**Written problem:** Retype each line exactly. Skip images.

**Stored data:**
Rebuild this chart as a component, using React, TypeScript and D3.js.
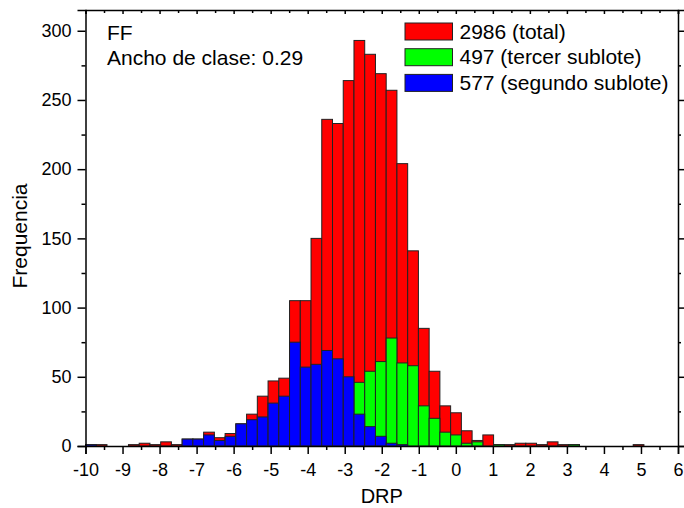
import React, { useEffect, useRef } from "react";
import * as d3 from "d3";

// histogram bins: start at -10, width 0.29
const binStart = -10;
const binWidth = 0.29;

const totalCounts = [
  1, 1, 0, 0, 1, 2, 1, 3, 1, 5, 5, 10, 6, 9, 16, 23, 36, 47, 49, 105, 105, 150,
  236, 233, 264, 293, 283, 269, 257, 204, 141, 85, 54, 29, 24, 11, 4, 8, 1, 1,
  2, 2, 1, 3, 1, 1, 0, 0, 0, 0, 0, 1, 0, 0, 0, 0,
];
const tercerCounts = [
  0, 0, 0, 0, 0, 0, 0, 0, 0, 0, 0, 0, 0, 0, 0, 0, 0, 0, 0, 0, 0, 0, 0, 0, 0,
  46, 54, 61, 78, 60, 58, 29, 20, 10, 8, 2, 3, 0, 1, 0, 0, 0, 0, 0, 0, 1, 0, 0,
  0, 0, 0, 0, 0, 0, 0, 0,
];
const segundoCounts = [
  1, 0, 0, 0, 0, 0, 0, 0, 0, 5, 5, 8, 4, 7, 16, 19, 21, 31, 36, 75, 57, 59, 69,
  63, 50, 23, 14, 7, 2, 1, 0, 0, 0, 0, 0, 0, 0, 0, 0, 0, 0, 0, 0, 0, 0, 0, 0, 0,
  0, 0, 0, 0, 0, 0, 0, 0,
];

const seriesNames = ["2986 (total)", "497 (tercer sublote)", "577 (segundo sublote)"];
const seriesColors = ["#ff0000", "#00ff00", "#0000ff"];

const xTicks = d3.range(-10, 7, 1);
const yTicks = [0, 50, 100, 150, 200, 250, 300];

const App: React.FC = () => {
  const svgRef = useRef<SVGSVGElement>(null);

  useEffect(() => {
    const svg = d3.select(svgRef.current);
    svg.selectAll("*").remove();
    const width = 684;
    const height = 508;
    const margin = { top: 10, right: 6, bottom: 62, left: 85.5 };
    const font = "'Liberation Sans', Arial, sans-serif";

    const x = d3
      .scaleLinear()
      .domain([-10, 6])
      .range([margin.left, width - margin.right]);
    const y = d3
      .scaleLinear()
      .domain([0, 315])
      .range([height - margin.bottom, margin.top]);

    // bars, total first then the two sublots on top
    const allSeries = [totalCounts, tercerCounts, segundoCounts];
    allSeries.forEach((counts, si) => {
      const data = counts
        .map((c, i) => ({ x0: binStart + i * binWidth, c }))
        .filter((d) => d.c > 0);
      svg
        .append("g")
        .selectAll("rect")
        .data(data)
        .enter()
        .append("rect")
        .attr("x", (d) => x(d.x0))
        .attr("width", (d) => x(d.x0 + binWidth) - x(d.x0))
        .attr("y", (d) => y(d.c))
        .attr("height", (d) => y(0) - y(d.c))
        .attr("fill", seriesColors[si])
        .attr("stroke", "#222")
        .attr("stroke-width", 1);
    });

    const minorX = d3.range(-9.5, 6, 1);
    const minorY = d3.range(25, 315, 50);

    // bottom axis (plain hyphen for negatives)
    const gx = svg
      .append("g")
      .attr("transform", `translate(0,${y(0)})`)
      .call(d3.axisBottom(x).tickValues(xTicks).tickSize(8).tickPadding(9).tickFormat((d) => String(d)));
    svg
      .append("g")
      .attr("transform", `translate(0,${y(0)})`)
      .call(d3.axisBottom(x).tickValues(minorX).tickSize(4).tickFormat(() => ""))
      .select(".domain")
      .remove();

    // left axis
    const gy = svg
      .append("g")
      .attr("transform", `translate(${margin.left},0)`)
      .call(d3.axisLeft(y).tickValues(yTicks).tickSize(8).tickPadding(6));
    svg
      .append("g")
      .attr("transform", `translate(${margin.left},0)`)
      .call(d3.axisLeft(y).tickValues(minorY).tickSize(4).tickFormat(() => ""))
      .select(".domain")
      .remove();

    // right axis, ticks only
    svg
      .append("g")
      .attr("transform", `translate(${width - margin.right},0)`)
      .call(d3.axisRight(y).tickValues(yTicks).tickSize(6).tickFormat(() => ""));
    svg
      .append("g")
      .attr("transform", `translate(${width - margin.right},0)`)
      .call(d3.axisRight(y).tickValues(minorY).tickSize(3).tickFormat(() => ""))
      .select(".domain")
      .remove();

    // top axis
    svg
      .append("g")
      .attr("transform", `translate(0,${margin.top})`)
      .call(d3.axisTop(x).tickValues(xTicks).tickSize(-4).tickFormat(() => ""));
    svg
      .append("g")
      .attr("transform", `translate(0,${margin.top})`)
      .call(d3.axisTop(x).tickValues(minorX).tickSize(-3).tickFormat(() => ""))
      .select(".domain")
      .remove();

    svg.selectAll(".domain").attr("stroke", "#000").attr("stroke-width", 1.5);
    svg.selectAll(".tick line").attr("stroke", "#000").attr("stroke-width", 1.5);
    [gx, gy].forEach((g) =>
      g.selectAll("text").style("font-family", font).style("font-size", "18px").attr("fill", "#000")
    );

    // axis titles
    svg
      .append("text")
      .attr("x", x(-2))
      .attr("y", 503)
      .style("text-anchor", "middle")
      .style("font-family", font)
      .style("font-size", "20px")
      .text("DRP");
    svg
      .append("text")
      .attr("transform", "rotate(-90)")
      .attr("x", -236)
      .attr("y", 27)
      .style("text-anchor", "middle")
      .style("font-family", font)
      .style("font-size", "21px")
      .text("Frequencia");

    // annotation
    svg
      .append("text")
      .attr("x", 107)
      .attr("y", 40)
      .style("font-family", font)
      .style("font-size", "21px")
      .text("FF");
    svg
      .append("text")
      .attr("x", 107)
      .attr("y", 65)
      .style("font-family", font)
      .style("font-size", "21px")
      .text("Ancho de clase: 0.29");

    // legend
    const legend = svg.append("g").attr("transform", "translate(405,23)");
    seriesNames.forEach((name, i) => {
      legend
        .append("rect")
        .attr("x", 0)
        .attr("y", i * 25.7)
        .attr("width", 47.5)
        .attr("height", 17)
        .attr("fill", seriesColors[i])
        .attr("stroke", "#222")
        .attr("stroke-width", 1);
      legend
        .append("text")
        .attr("x", 54.5)
        .attr("y", i * 25.7 + 15.5)
        .style("font-family", font)
        .style("font-size", "21px")
        .text(name);
    });
  }, []);

  return (
    <svg
      ref={svgRef}
      width={684}
      height={508}
      style={{ position: "absolute", left: 0, top: 0, background: "#fff" }}
    />
  );
};

export default App;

**Result below:**
Rebuild this chart as a component, using React, TypeScript and D3.js.
import React, { useEffect, useRef } from "react";
import * as d3 from "d3";

// histogram bins: start at -10, width 0.29
const binStart = -10;
const binWidth = 0.29;

const totalCounts = [
  1, 1, 0, 0, 1, 2, 1, 3, 1, 5, 5, 10, 6, 9, 16, 23, 36, 47, 49, 105, 105, 150,
  236, 233, 264, 293, 283, 269, 257, 204, 141, 85, 54, 29, 24, 11, 4, 8, 1, 1,
  2, 2, 1, 3, 1, 1, 0, 0, 0, 0, 0, 1, 0, 0, 0, 0,
];
const tercerCounts = [
  0, 0, 0, 0, 0, 0, 0, 0, 0, 0, 0, 0, 0, 0, 0, 0, 0, 0, 0, 0, 0, 0, 0, 0, 0,
  46, 54, 61, 78, 60, 58, 29, 20, 10, 8, 2, 3, 0, 1, 0, 0, 0, 0, 0, 0, 1, 0, 0,
  0, 0, 0, 0, 0, 0, 0, 0,
];
const segundoCounts = [
  1, 0, 0, 0, 0, 0, 0, 0, 0, 5, 5, 8, 4, 7, 16, 19, 21, 31, 36, 75, 57, 59, 69,
  63, 50, 23, 14, 7, 2, 1, 0, 0, 0, 0, 0, 0, 0, 0, 0, 0, 0, 0, 0, 0, 0, 0, 0, 0,
  0, 0, 0, 0, 0, 0, 0, 0,
];

const seriesNames = ["2986 (total)", "497 (tercer sublote)", "577 (segundo sublote)"];
const seriesColors = ["#ff0000", "#00ff00", "#0000ff"];

const xTicks = d3.range(-10, 7, 1);
const yTicks = [0, 50, 100, 150, 200, 250, 300];

const App: React.FC = () => {
  const svgRef = useRef<SVGSVGElement>(null);

  useEffect(() => {
    const svg = d3.select(svgRef.current);
    svg.selectAll("*").remove();
    const width = 684;
    const height = 508;
    const margin = { top: 10, right: 6, bottom: 62, left: 85.5 };
    const font = "'Liberation Sans', Arial, sans-serif";

    const x = d3
      .scaleLinear()
      .domain([-10, 6])
      .range([margin.left, width - margin.right]);
    const y = d3
      .scaleLinear()
      .domain([0, 315])
      .range([height - margin.bottom, margin.top]);

    // bars, total first then the two sublots on top
    const allSeries = [totalCounts, tercerCounts, segundoCounts];
    allSeries.forEach((counts, si) => {
      const data = counts
        .map((c, i) => ({ x0: binStart + i * binWidth, c }))
        .filter((d) => d.c > 0);
      svg
        .append("g")
        .selectAll("rect")
        .data(data)
        .enter()
        .append("rect")
        .attr("x", (d) => x(d.x0))
        .attr("width", (d) => x(d.x0 + binWidth) - x(d.x0))
        .attr("y", (d) => y(d.c))
        .attr("height", (d) => y(0) - y(d.c))
        .attr("fill", seriesColors[si])
        .attr("stroke", "#222")
        .attr("stroke-width", 1);
    });

    const minorX = d3.range(-9.5, 6, 1);
    const minorY = d3.range(25, 315, 50);

    // bottom axis (plain hyphen for negatives)
    const gx = svg
      .append("g")
      .attr("transform", `translate(0,${y(0)})`)
      .call(d3.axisBottom(x).tickValues(xTicks).tickSize(8).tickPadding(9).tickFormat((d) => String(d)));
    svg
      .append("g")
      .attr("transform", `translate(0,${y(0)})`)
      .call(d3.axisBottom(x).tickValues(minorX).tickSize(4).tickFormat(() => ""))
      .select(".domain")
      .remove();

    // left axis
    const gy = svg
      .append("g")
      .attr("transform", `translate(${margin.left},0)`)
      .call(d3.axisLeft(y).tickValues(yTicks).tickSize(8).tickPadding(6));
    svg
      .append("g")
      .attr("transform", `translate(${margin.left},0)`)
      .call(d3.axisLeft(y).tickValues(minorY).tickSize(4).tickFormat(() => ""))
      .select(".domain")
      .remove();

    // right axis, ticks only
    svg
      .append("g")
      .attr("transform", `translate(${width - margin.right},0)`)
      .call(d3.axisRight(y).tickValues(yTicks).tickSize(6).tickFormat(() => ""));
    svg
      .append("g")
      .attr("transform", `translate(${width - margin.right},0)`)
      .call(d3.axisRight(y).tickValues(minorY).tickSize(3).tickFormat(() => ""))
      .select(".domain")
      .remove();

    // top axis
    svg
      .append("g")
      .attr("transform", `translate(0,${margin.top})`)
      .call(d3.axisTop(x).tickValues(xTicks).tickSize(-4).tickFormat(() => ""));
    svg
      .append("g")
      .attr("transform", `translate(0,${margin.top})`)
      .call(d3.axisTop(x).tickValues(minorX).tickSize(-3).tickFormat(() => ""))
      .select(".domain")
      .remove();

    svg.selectAll(".domain").attr("stroke", "#000").attr("stroke-width", 1.5);
    svg.selectAll(".tick line").attr("stroke", "#000").attr("stroke-width", 1.5);
    [gx, gy].forEach((g) =>
      g.selectAll("text").style("font-family", font).style("font-size", "18px").attr("fill", "#000")
    );

    // axis titles
    svg
      .append("text")
      .attr("x", x(-2))
      .attr("y", 503)
      .style("text-anchor", "middle")
      .style("font-family", font)
      .style("font-size", "20px")
      .text("DRP");
    svg
      .append("text")
      .attr("transform", "rotate(-90)")
      .attr("x", -236)
      .attr("y", 27)
      .style("text-anchor", "middle")
      .style("font-family", font)
      .style("font-size", "21px")
      .text("Frequencia");

    // annotation
    svg
      .append("text")
      .attr("x", 107)
      .attr("y", 40)
      .style("font-family", font)
      .style("font-size", "21px")
      .text("FF");
    svg
      .append("text")
      .attr("x", 107)
      .attr("y", 65)
      .style("font-family", font)
      .style("font-size", "21px")
      .text("Ancho de clase: 0.29");

    // legend
    const legend = svg.append("g").attr("transform", "translate(405,23)");
    seriesNames.forEach((name, i) => {
      legend
        .append("rect")
        .attr("x", 0)
        .attr("y", i * 25.7)
        .attr("width", 47.5)
        .attr("height", 17)
        .attr("fill", seriesColors[i])
        .attr("stroke", "#222")
        .attr("stroke-width", 1);
      legend
        .append("text")
        .attr("x", 54.5)
        .attr("y", i * 25.7 + 15.5)
        .style("font-family", font)
        .style("font-size", "21px")
        .text(name);
    });
  }, []);

  return (
    <svg
      ref={svgRef}
      width={684}
      height={508}
      style={{ position: "absolute", left: 0, top: 0, background: "#fff" }}
    />
  );
};

export default App;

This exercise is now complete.